1153728_le-mutualisme-un-remede-contre-la-crise-web-tete-021312514890Existe-t-il une question plus importante aujourd’hui, en Europe en général, et en France en particulier, que celle touchant à la relance de la croissance et de la création d’emplois ? Les politiques macroéconomiques ont leur rôle à jouer dans ce domaine et le plan Juncker comme le Cice vont dans le bon sens, même si c’est à un rythme limité par les contraintes budgétaires. Mais la création d’emplois se décide d’abord au niveau microéconomique des entreprises.

Le modèle de l’entreprise privée a fait ses preuves tout au long de l’histoire et continue à jouer un rôle prééminent.
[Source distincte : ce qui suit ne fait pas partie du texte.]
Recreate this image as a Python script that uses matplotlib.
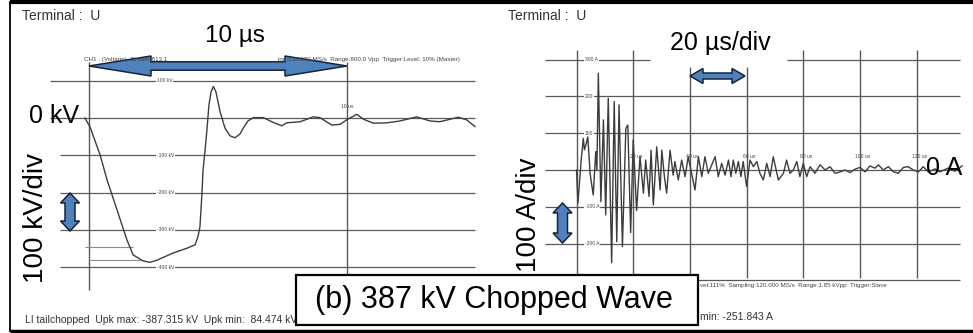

Mais le moins que l’on puisse dire est que la recherche d’une rentabilité maximale pour les actionnaires a aussi donné lieu à des dérives comportementales dont la crise actuelle est la cruelle sanction. C’est particulièrement vrai dans la finance, mais pas seulement. Par rapport à ce modèle, le modèle coopératif paraît particulièrement adapté à une période de crise. Au-delà du principe démocratique « un homme = une voix », trois des axiomes du mutualisme répondent de manière particulièrement adaptée aux défis qui sont les nôtres aujourd’hui. D’abord la non-obsession du dividende versé aux actionnaires qui permet a priori d’éviter une prise de risque excessive. Ensuite – en conséquence – une priorité donnée au long terme dans une période où le court-termisme a fait de graves dégâts et où les besoins d’infrastructures sont immenses. Enfin une attention donnée aux populations – d’entreprises comme de ménages – que le jeu spontané de l’économie de marché sert mal ou difficilement.
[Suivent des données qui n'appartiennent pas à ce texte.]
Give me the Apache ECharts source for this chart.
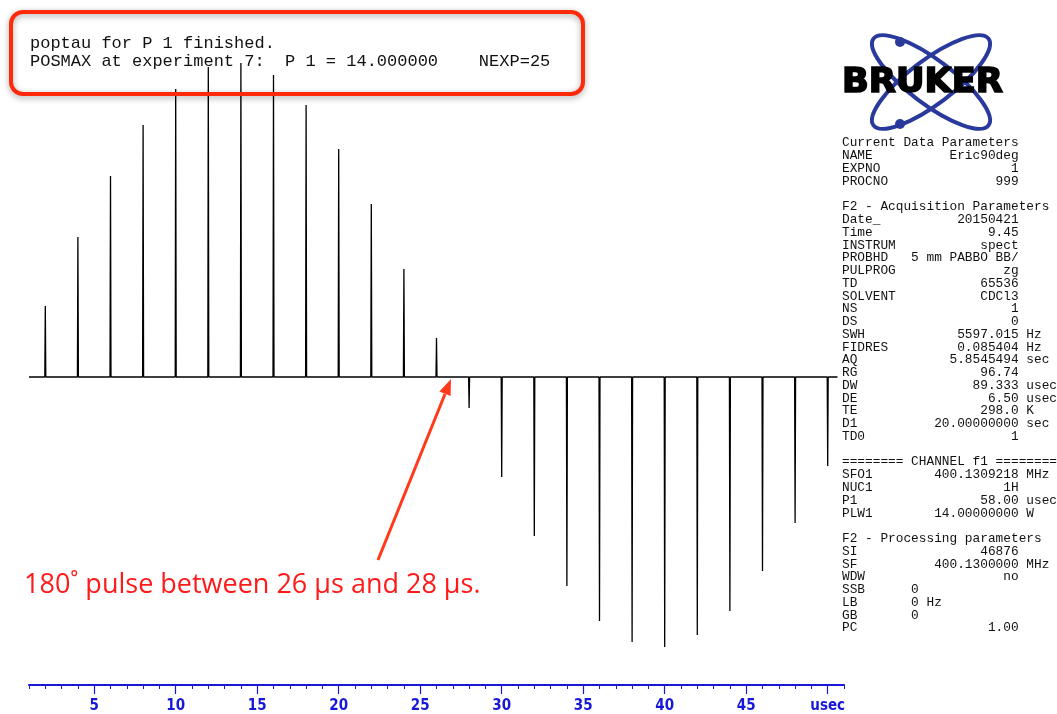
<!DOCTYPE html>
<html>
<head>
<meta charset="utf-8">
<script src="https://cdn.jsdelivr.net/npm/echarts@6/dist/echarts.min.js"></script>
<style>
	html, body { margin: 0; padding: 0; background: #fff; }
	#chart { width: 1057px; height: 714px; }
</style>
</head>
<body>
<div id="chart"></div>
<script>
var tau = [2, 4, 6, 8, 10, 12, 14, 16, 18, 20, 22, 24, 26, 28, 30, 32, 34, 36, 38, 40, 42, 44, 46, 48, 50];
var intensity = [71, 140, 201, 252, 288, 310, 314, 302, 272, 228, 173, 108, 39, -31, -100, -159, -209, -244, -265, -270, -258, -234, -194, -146, -89];
var majorTicks = [5, 10, 15, 20, 25, 30, 35, 40, 45, 50];

var boxLines = [
	'poptau for P 1 finished.',
	'POSMAX at experiment 7:  P 1 = 14.000000    NEXP=25'
];
var paramLines = [
	'Current Data Parameters',
	'NAME          Eric90deg',
	'EXPNO                 1',
	'PROCNO              999',
	'',
	'F2 - Acquisition Parameters',
	'Date_          20150421',
	'Time               9.45',
	'INSTRUM           spect',
	'PROBHD   5 mm PABBO BB/',
	'PULPROG              zg',
	'TD                65536',
	'SOLVENT           CDCl3',
	'NS                    1',
	'DS                    0',
	'SWH            5597.015 Hz',
	'FIDRES         0.085404 Hz',
	'AQ            5.8545494 sec',
	'RG                96.74',
	'DW               89.333 usec',
	'DE                 6.50 usec',
	'TE                298.0 K',
	'D1          20.00000000 sec',
	'TD0                   1',
	'',
	'======== CHANNEL f1 ========',
	'SFO1        400.1309218 MHz',
	'NUC1                 1H',
	'P1                58.00 usec',
	'PLW1        14.00000000 W',
	'',
	'F2 - Processing parameters',
	'SI                46876',
	'SF          400.1300000 MHz',
	'WDW                  no',
	'SSB      0',
	'LB       0 Hz',
	'GB       0',
	'PC                 1.00'
];
var note = '180˚ pulse between 26 μs and 28 μs.';

// spectrum trace: flat baseline with a narrow spike at every tau
var trace = [[1, 0]];
for (var i = 0; i < tau.length; i++) {
	trace.push([tau[i] - 0.03, 0]);
	trace.push([tau[i], intensity[i]]);
	trace.push([tau[i] + 0.03, 0]);
}
trace.push([50.6, 0]);

var axisBlue = '#1818d8',
	gridBox = { left: 29, right: 213, top: 47, bottom: 29 };

var myChart = echarts.init(document.getElementById('chart'));
myChart.setOption({
	backgroundColor: '#fff',
	animation: false,
	grid: [
		Object.assign({}, gridBox),
		Object.assign({}, gridBox)
	],
	xAxis: [{
		gridIndex: 0,
		type: 'value',
		min: 1,
		max: 51,
		interval: 1,
		axisLine: { show: true, onZero: false, lineStyle: { color: axisBlue, width: 2 } },
		axisTick: { show: true, length: 4, lineStyle: { color: axisBlue, width: 1 } },
		axisLabel: { show: false },
		splitLine: { show: false }
	}, {
		gridIndex: 1,
		type: 'value',
		min: 1,
		max: 51,
		axisLine: { show: false, onZero: false },
		axisTick: { show: true, length: 10, customValues: majorTicks, lineStyle: { color: axisBlue, width: 1.2 } },
		axisLabel: {
			show: true,
			customValues: majorTicks,
			margin: 15,
			color: axisBlue,
			fontSize: 15,
			fontWeight: 'bold',
			fontFamily: "'Liberation Sans Narrow', 'DejaVu Sans Condensed', sans-serif",
			formatter: function (v) { return v === 50 ? 'usec' : String(v); }
		},
		splitLine: { show: false }
	}],
	yAxis: [
		{ gridIndex: 0, type: 'value', min: -308, max: 330, show: false, splitLine: { show: false } },
		{ gridIndex: 1, type: 'value', min: -308, max: 330, show: false, splitLine: { show: false } }
	],
	series: [{
		type: 'line',
		xAxisIndex: 0,
		yAxisIndex: 0,
		data: trace,
		showSymbol: false,
		symbol: 'none',
		lineStyle: { color: '#000', width: 1.3 },
		silent: true
	}],
	graphic: [
		// poptau message box
		{
			type: 'rect',
			shape: { x: 11, y: 12, width: 572, height: 82, r: 12 },
			style: { fill: 'none', stroke: '#ff2a0a', lineWidth: 4, shadowBlur: 6, shadowColor: 'rgba(0,0,0,0.35)', shadowOffsetY: 2 },
			z: 10
		},
		{
			type: 'text',
			left: 30,
			top: 34,
			style: {
				text: boxLines.join('\n'),
				font: "17px 'Liberation Mono', 'DejaVu Sans Mono', monospace",
				lineHeight: 18,
				fill: '#111'
			},
			z: 11
		},
		// red annotation + arrow
		{
			type: 'text',
			left: 24,
			top: 572,
			style: {
				text: note,
				font: "27px 'Open Sans', 'Noto Sans', sans-serif",
				fill: '#ff1a1a'
			},
			z: 11
		},
		{
			type: 'line',
			shape: { x1: 378, y1: 560, x2: 445, y2: 394 },
			style: { stroke: '#ff3a1a', lineWidth: 3 },
			z: 11
		},
		{
			type: 'polygon',
			shape: { points: [[451, 379], [450.6, 396.1], [439.4, 391.5]] },
			style: { fill: '#ff3a1a' },
			z: 11
		},
		// Bruker logo
		{
			type: 'ellipse',
			x: 931, y: 82, rotation: 37 * Math.PI / 180,
			shape: { cx: 0, cy: 0, rx: 72, ry: 22 },
			style: { fill: 'none', stroke: '#2a3a9c', lineWidth: 4 },
			z: 5
		},
		{
			type: 'ellipse',
			x: 931, y: 82, rotation: -37 * Math.PI / 180,
			shape: { cx: 0, cy: 0, rx: 72, ry: 22 },
			style: { fill: 'none', stroke: '#2a3a9c', lineWidth: 4 },
			z: 5
		},
		{ type: 'circle', shape: { cx: 900, cy: 42, r: 5 }, style: { fill: '#2a3a9c' }, z: 6 },
		{ type: 'circle', shape: { cx: 900, cy: 124, r: 5 }, style: { fill: '#2a3a9c' }, z: 6 },
		{
			type: 'text',
			x: 842, y: 83,
			scaleX: 1.1,
			scaleY: 1.05,
			style: {
				text: 'BRUKER',
				font: "900 32px 'DejaVu Sans', sans-serif",
				fill: '#000',
				verticalAlign: 'middle',
				stroke: '#000',
				lineWidth: 1.6
			},
			z: 7
		},
		// parameter listing
		{
			type: 'text',
			left: 842,
			top: 136.6,
			style: {
				text: paramLines.join('\n'),
				font: "12.8px 'Liberation Mono', 'DejaVu Sans Mono', monospace",
				lineHeight: 12.76,
				fill: '#111'
			},
			z: 11
		}
	]
});
</script>
</body>
</html>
Tout cela devrait donner le vent en poupe au mouvement coopératif aujourd’hui, ce qui n’est pas vraiment le cas. Le défi à relever est d’autant plus important que celui-ci joue un rôle majeur dans quatre secteurs d’activité qui occupent une place centrale dans nos économies : la banque, l’assurance, la santé et l’agroalimentaire. Si le mouvement coopératif a connu des échecs presque aussi importants et emblématiques que ceux qu’ont connus les entreprises privées, c’est que, à force d’hybridation au cours de la décennie qui a précédé la crise, il a, en partie au moins, perdu son âme. A force de vouloir imiter son modèle concurrent, il s’est trop souvent « pris les pieds dans le tapis ».

Pour retrouver son âme et donc son efficacité, le mouvement coopératif doit procéder à un véritable aggiornamento.
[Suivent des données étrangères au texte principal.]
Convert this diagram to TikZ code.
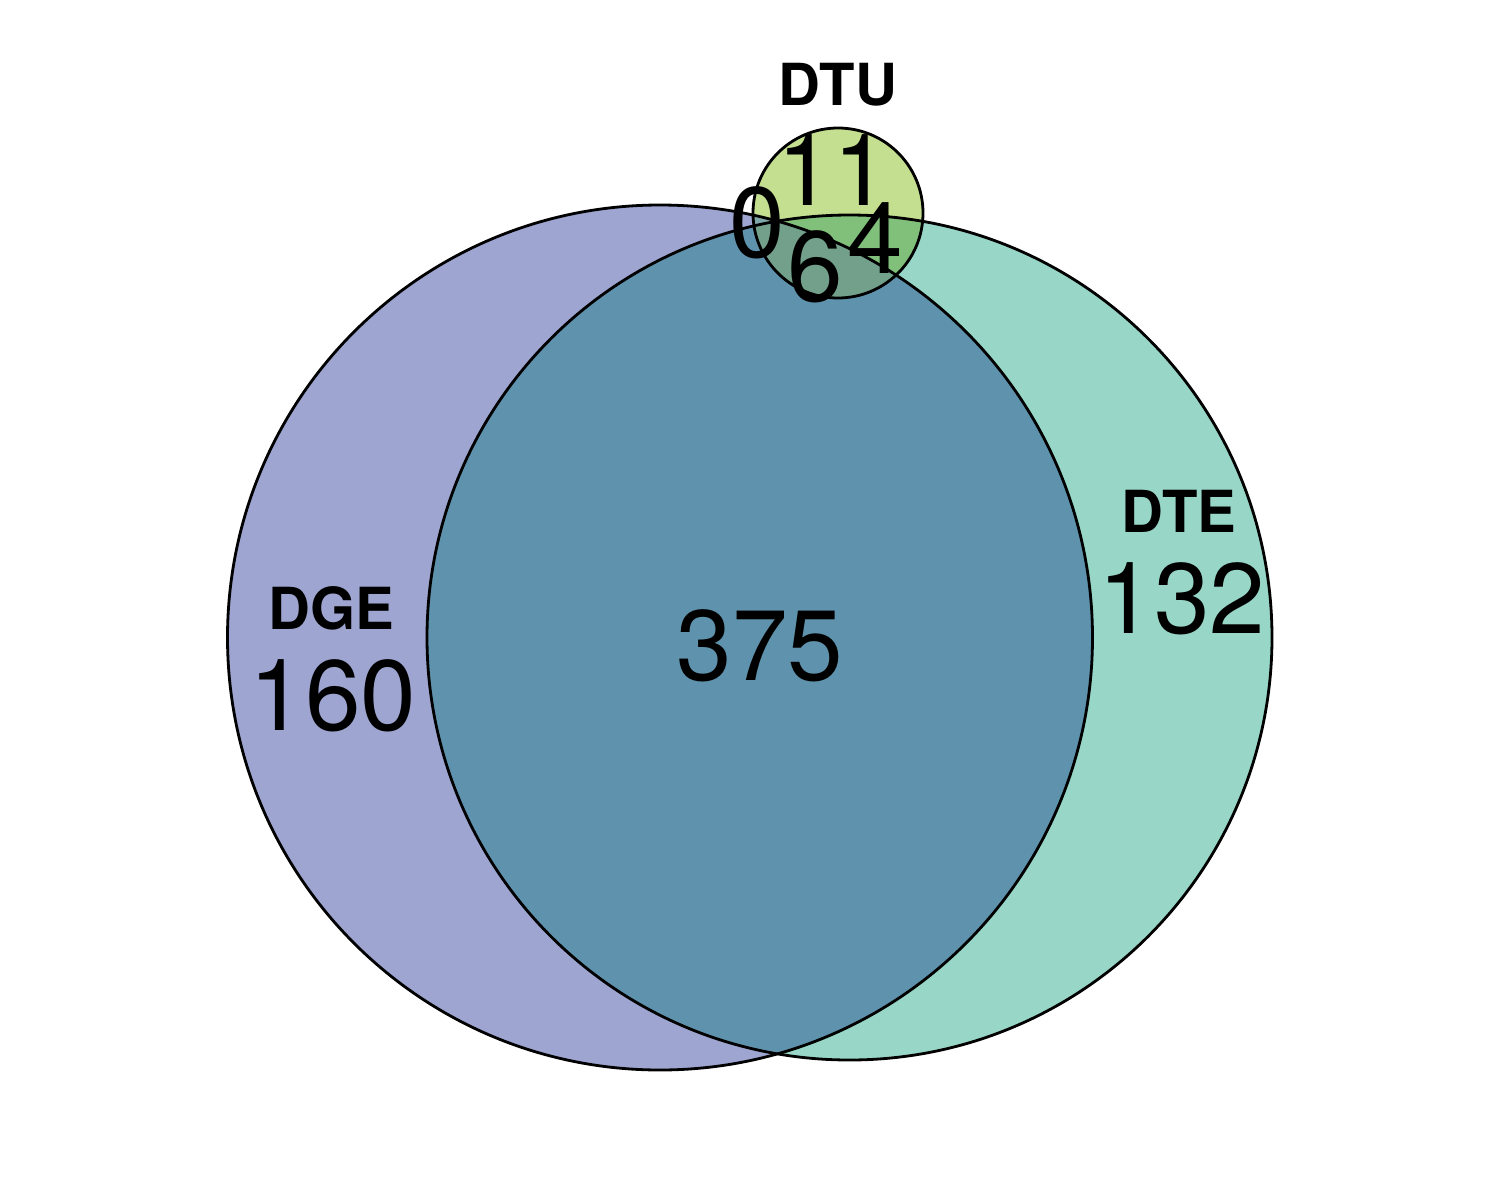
\documentclass[tikz,border=0pt]{standalone}
\usepackage{fontspec}
\setmainfont{TeX Gyre Heros}
\definecolor{cDGE}{HTML}{9DA5D0}
\definecolor{cDTE}{HTML}{98D7C8}
\definecolor{cDGEDTE}{HTML}{5F93AD}
\definecolor{cDTU}{HTML}{C3DF8F}
\definecolor{cDTUDTE}{HTML}{80C07A}
\definecolor{cDTUDGE}{HTML}{7FA6A8}
\definecolor{cAll}{HTML}{72A08B}
\tikzset{
  setlabel/.style={anchor=base,inner sep=0pt,font=\fontsize{58}{60}\selectfont\bfseries},
  count/.style={anchor=base,inner sep=0pt,font=\fontsize{100}{110}\selectfont},
  outline/.style={draw=black,line width=2.8pt}
}
\begin{document}
\begin{tikzpicture}[x=1pt,y=-1pt]
\useasboundingbox (0,0) rectangle (1500,1200);
\def\dge{(660,637.5) circle (432.5)}
\def\dte{(849.5,637.5) circle (422.5)}
\def\dtu{(838,213) circle (85)}
\fill[cDGE] \dge;
\fill[cDTE] \dte;
\begin{scope}
  \clip \dge;
  \fill[cDGEDTE] \dte;
\end{scope}
\fill[cDTU] \dtu;
\begin{scope}
  \clip \dtu;
  \fill[cDTUDTE] \dte;
  \fill[cDTUDGE] \dge;
  \clip \dge;
  \fill[cAll] \dte;
\end{scope}
\draw[outline] \dge;
\draw[outline] \dte;
\draw[outline] \dtu;
\node[setlabel] (lDTU) at (838,105) {DTU};
\node[setlabel] (lDGE) at (331,629) {DGE};
\node[setlabel] (lDTE) at (1179,532) {DTE};
\node[count] (n160) at (333,730) {160};
\node[count] (n132) at (1182,633) {132};
\node[count] (n375) at (760,680) {375};
\node[count] (n11) at (833,205) {11};
\node[count] (n0) at (757,257) {0};
\node[count] (n6) at (815,301) {6};
\node[count] (n4) at (875,273) {4};
\end{tikzpicture}
\end{document}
Celui-ci doit s’articuler autour de trois fils directeurs. Le premier concerne la gouvernance. Avec le recul, la plupart des errements récents du mouvement mutualiste tiennent à des dysfonctionnements dans ce domaine. Il faut remettre le sociétaire au cœur du processus décisionnel sans alourdir trop la prise de décision qui, en période de crise, se doit d’être particulièrement réactive. Plus facile à dire qu’à faire, mais tout part de là.

Deuxième fil directeur, la lutte contre les inégalités et l’engagement de long terme. Le mouvement coopératif est né au XIXe siècle de l’organisation d’une solidarité permettant de servir des populations délaissées par les mécanismes de l’économie de marché. La crise, aujourd’hui comme toujours, tend à accroître les inégalités. Les mutualistes doivent retrouver ce qui, jusqu’à récemment, a fait leur originalité et repenser leur approche de certaines populations marginalisées par la crise, en premier rang desquelles – mais de manière, bien sûr, non exclusive – les jeunes qui ne cumulent pas tous les atouts économiques et sociaux. Cela passe par une réflexion sur la durabilité de l’accompagnement de la clientèle. Cet effort peut être payant car n’oublions pas que c’est surtout aux marges des marchés que se trouvent les marges…

Enfin, dernier fil directeur, il faut que les mutualistes se parlent entre eux. La période que nous vivons est, par construction, une période de re-réglementation tous azimuts. Face à la crise, il faut définir de nouvelles règles du jeu. Par méconnaissance autant que par conformisme, les nouvelles réglementations sont conçues en référence à la société par action. Ceci est particulièrement vrai dans le domaine bancaire (Bâle III) et dans celui des assurances (Solvency II) et cela a failli coûter particulièrement cher au mouvement mutualiste. Il faut donc que les mutualistes de tous secteurs se parlent pour faire entendre leur spécificité à Bâle, à Bruxelles et ailleurs. De timides avancées ont été faites dans ce domaine, mais la route est encore longue…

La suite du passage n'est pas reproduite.